Naar inhoud springen

Kleine gerande oeverspin

Uit Wikipedia, de vrije encyclopedie
Kleine gerande oeverspin
Spin met nest jongen
Taxonomische indeling
Rijk:Animalia (Dieren)
Stam:Arthropoda (Geleedpotigen)
Klasse:Arachnida (Spinachtigen)
Orde:Araneae (Spinnen)
Familie:Pisauridae (Kraamwebspinnen)
Geslacht:Dolomedes (Oeverspinnen)
Soort
Dolomedes fimbriatus
(Clerck, 1758)
Originele combinatie
Araneus fimbriatus
Synoniemen

Araneus undatus Clerck, 1758

Afbeeldingen op Wikimedia Commons Wikimedia Commons
Kleine gerande oeverspin op Wikispecies Wikispecies
Portaal  Portaalicoon   Biologie

De kleine gerande oeverspin (Dolomedes fimbriatus) is een spin uit de familie van de kraamwebspinnen (Pisauridae).[1] De wetenschappelijke naam van de soort werd, als Araneus fimbriatus, in 1758[2] gepubliceerd door Carl Alexander Clerck.[3]

De spin heeft vrij dikke poten en een dichte, maar zeer korte, fluweelachtige beharing. Het eerste deel van de naam is te danken aan de gele 'randen': twee duidelijke, donkerbruin omrande gele strepen aan weerszijden van het verder donkerbruine lichaam. Jonge spinnetjes hebben groenachtige poten en een lichtbruin abdomen. De soort kan een lichaamslengte van ruim 2,5 centimeter bereiken. Ter vergelijking: de grote huisspin (Tegenaria parientina) kan 2 centimeter lang worden. Omdat de poten van T. parientina in verhouding langer zijn en de gerande oeverspin wat 'hoger op de poten staat' heeft die soort een ongeveer vergelijkbare spanwijdte van vijf tot zeven centimeter.[4]

De kleine gerande oeverspin lijkt erg veel op de grote gerande oeverspin (Dolomedes plantarius) die ook gele randen heeft. Ze zijn alleen goed te onderscheiden aan hun genitaliën en hun leefgebied. Ondanks de naam zijn beide soorten van gelijke grootte.[5]

Kleine gerande oeverspin op het water

De kleine gerande oeverspin kan worden aangetroffen langs wateren op zandgrond. De spin wacht daar een groot deel van de dag op onvermoede voorbijgangers zoals kikkervisjes en insecten. Ook zitten ze vaak half op het water, met de poten gespreid, om trillingen op het wateroppervlak te bemerken of om iets te vangen dat bovenkomt om adem te halen. Er wordt geen vangweb gemaakt, maar prooidieren worden gegrepen en ter plekke leeggezogen.

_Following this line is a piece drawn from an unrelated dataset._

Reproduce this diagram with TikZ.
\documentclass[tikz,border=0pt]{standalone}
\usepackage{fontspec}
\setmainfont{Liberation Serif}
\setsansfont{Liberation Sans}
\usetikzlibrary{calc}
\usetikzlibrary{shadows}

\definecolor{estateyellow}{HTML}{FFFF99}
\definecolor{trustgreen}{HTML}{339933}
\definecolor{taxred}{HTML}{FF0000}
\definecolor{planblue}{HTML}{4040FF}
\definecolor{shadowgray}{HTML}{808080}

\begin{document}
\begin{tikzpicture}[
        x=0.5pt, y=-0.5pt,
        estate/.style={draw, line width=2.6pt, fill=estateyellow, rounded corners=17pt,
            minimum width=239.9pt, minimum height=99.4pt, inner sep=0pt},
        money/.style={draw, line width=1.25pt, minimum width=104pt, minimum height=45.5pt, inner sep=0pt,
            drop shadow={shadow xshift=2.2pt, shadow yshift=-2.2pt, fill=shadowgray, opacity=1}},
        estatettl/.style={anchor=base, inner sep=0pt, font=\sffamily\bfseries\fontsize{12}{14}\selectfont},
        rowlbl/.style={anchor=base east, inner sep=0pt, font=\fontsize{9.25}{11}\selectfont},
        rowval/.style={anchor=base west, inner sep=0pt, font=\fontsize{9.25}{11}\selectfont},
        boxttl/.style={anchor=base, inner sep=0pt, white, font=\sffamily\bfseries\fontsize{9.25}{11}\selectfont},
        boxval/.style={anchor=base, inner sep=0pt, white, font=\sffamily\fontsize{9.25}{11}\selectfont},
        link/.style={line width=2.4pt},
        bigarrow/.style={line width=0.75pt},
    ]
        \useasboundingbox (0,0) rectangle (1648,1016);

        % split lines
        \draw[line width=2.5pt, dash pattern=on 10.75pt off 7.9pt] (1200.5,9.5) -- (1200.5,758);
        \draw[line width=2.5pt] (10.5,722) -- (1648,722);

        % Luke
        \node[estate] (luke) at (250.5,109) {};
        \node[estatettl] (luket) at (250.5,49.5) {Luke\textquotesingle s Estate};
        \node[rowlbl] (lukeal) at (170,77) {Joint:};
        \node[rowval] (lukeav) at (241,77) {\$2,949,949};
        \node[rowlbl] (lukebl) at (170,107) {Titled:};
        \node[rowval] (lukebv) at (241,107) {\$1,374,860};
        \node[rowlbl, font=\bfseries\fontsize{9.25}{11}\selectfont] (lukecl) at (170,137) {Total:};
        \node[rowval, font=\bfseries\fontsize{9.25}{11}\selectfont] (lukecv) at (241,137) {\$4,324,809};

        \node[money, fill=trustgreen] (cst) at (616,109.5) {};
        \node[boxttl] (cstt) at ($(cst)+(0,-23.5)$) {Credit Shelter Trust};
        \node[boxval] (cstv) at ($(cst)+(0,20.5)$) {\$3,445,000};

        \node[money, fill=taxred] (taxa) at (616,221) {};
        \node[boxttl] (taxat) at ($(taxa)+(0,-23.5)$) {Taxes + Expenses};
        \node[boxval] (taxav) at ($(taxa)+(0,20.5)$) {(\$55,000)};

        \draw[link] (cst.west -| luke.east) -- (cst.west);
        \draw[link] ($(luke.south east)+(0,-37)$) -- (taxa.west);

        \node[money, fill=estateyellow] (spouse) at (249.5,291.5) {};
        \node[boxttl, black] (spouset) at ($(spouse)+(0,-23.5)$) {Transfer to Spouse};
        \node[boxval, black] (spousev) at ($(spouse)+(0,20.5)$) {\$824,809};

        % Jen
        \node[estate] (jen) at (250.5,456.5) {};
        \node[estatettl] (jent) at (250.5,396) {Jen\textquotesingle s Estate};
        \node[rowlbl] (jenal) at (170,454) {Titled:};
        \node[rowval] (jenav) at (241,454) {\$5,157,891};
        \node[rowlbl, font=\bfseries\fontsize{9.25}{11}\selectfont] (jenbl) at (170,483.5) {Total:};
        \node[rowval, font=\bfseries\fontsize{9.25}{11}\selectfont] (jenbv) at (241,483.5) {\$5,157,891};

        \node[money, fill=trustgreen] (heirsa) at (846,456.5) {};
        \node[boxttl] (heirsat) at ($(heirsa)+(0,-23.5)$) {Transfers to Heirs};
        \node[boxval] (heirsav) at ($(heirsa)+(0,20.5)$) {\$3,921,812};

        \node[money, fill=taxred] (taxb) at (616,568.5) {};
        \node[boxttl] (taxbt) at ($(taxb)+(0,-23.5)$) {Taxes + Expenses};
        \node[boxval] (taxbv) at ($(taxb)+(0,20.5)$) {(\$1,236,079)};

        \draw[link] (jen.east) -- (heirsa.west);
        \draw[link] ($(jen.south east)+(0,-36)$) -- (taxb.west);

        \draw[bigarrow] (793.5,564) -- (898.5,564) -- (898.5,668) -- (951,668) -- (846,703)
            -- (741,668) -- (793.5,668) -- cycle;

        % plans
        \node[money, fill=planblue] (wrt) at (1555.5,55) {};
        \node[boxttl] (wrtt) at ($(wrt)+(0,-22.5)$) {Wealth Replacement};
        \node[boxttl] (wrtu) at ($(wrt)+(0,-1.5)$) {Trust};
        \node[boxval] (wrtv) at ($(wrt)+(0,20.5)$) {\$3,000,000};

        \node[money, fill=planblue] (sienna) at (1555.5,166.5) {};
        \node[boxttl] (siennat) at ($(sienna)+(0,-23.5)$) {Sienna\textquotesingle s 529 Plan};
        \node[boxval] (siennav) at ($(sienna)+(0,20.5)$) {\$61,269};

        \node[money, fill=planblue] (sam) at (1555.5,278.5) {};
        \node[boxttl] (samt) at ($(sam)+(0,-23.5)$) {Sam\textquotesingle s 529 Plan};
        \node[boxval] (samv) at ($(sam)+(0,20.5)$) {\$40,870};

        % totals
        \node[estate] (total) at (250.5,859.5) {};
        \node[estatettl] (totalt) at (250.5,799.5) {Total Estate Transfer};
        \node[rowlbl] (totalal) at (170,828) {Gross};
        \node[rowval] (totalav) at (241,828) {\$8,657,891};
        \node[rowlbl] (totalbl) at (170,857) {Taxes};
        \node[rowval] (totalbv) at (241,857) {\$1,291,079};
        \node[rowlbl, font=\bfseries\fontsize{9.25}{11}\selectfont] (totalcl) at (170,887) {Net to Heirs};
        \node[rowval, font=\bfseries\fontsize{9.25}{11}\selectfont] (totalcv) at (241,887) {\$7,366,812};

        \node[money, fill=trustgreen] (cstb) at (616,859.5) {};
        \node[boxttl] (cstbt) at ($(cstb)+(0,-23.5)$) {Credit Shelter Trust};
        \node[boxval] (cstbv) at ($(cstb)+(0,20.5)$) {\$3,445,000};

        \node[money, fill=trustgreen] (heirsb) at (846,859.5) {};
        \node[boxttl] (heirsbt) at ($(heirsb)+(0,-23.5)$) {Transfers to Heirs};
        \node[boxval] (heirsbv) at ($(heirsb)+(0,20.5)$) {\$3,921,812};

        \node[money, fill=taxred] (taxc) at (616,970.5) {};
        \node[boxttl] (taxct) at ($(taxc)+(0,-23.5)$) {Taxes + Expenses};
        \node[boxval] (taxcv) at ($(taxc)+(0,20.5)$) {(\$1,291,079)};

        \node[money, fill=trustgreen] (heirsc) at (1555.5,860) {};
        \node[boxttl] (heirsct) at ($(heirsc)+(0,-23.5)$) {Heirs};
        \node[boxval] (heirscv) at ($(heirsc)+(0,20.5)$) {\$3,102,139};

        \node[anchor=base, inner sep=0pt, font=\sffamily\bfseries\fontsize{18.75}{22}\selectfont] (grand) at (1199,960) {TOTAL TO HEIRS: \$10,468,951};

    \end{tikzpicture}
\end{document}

Oeverspinnen kunnen ondanks hun grootte met gemak over het water lopen, en er zelfs in duiken om te schuilen of een prooi te achtervolgen. Lucht wordt vastgehouden door kleine haartjes op het achterlijf, zodat de spin kan ademen onder water. Dit geeft een zilver-achtige glans aan het achterlijf. Volwassen dieren vangen grote prooien als libellen, waterjuffers en zelfs kleine visjes.

Er kan wel spindraad worden gemaakt, maar voornamelijk voor de eieren, die in een eicocon gesponnen worden. Omdat een vrouwtje tot wel 600 eitjes kan leggen, is deze ronde cocon erg groot en kan niet, zoals bij veel wolfspinnen, op de rug meegedragen worden; het vrouwtje moet de bal wekenlang meezeulen en zich verstoppen, waarmee de familienaam wordt verklaard. Het vrouwtje beschermt de cocon met haar leven en vervoert de eicocon vaak met de palpen.

Als de jongen uitkomen vormen ze een grote bal spinnetjes en blijven zo de eerste dagen zitten tot ze verveld zijn. Bij verstoring lost de bal op en rennen de kleine spinnetjes alle kanten uit. Ze komen echter al snel weer bij elkaar. Na een tijdje verlaten de jonge spinnen het nest en laten zich aan een herfstdraad wegzweven.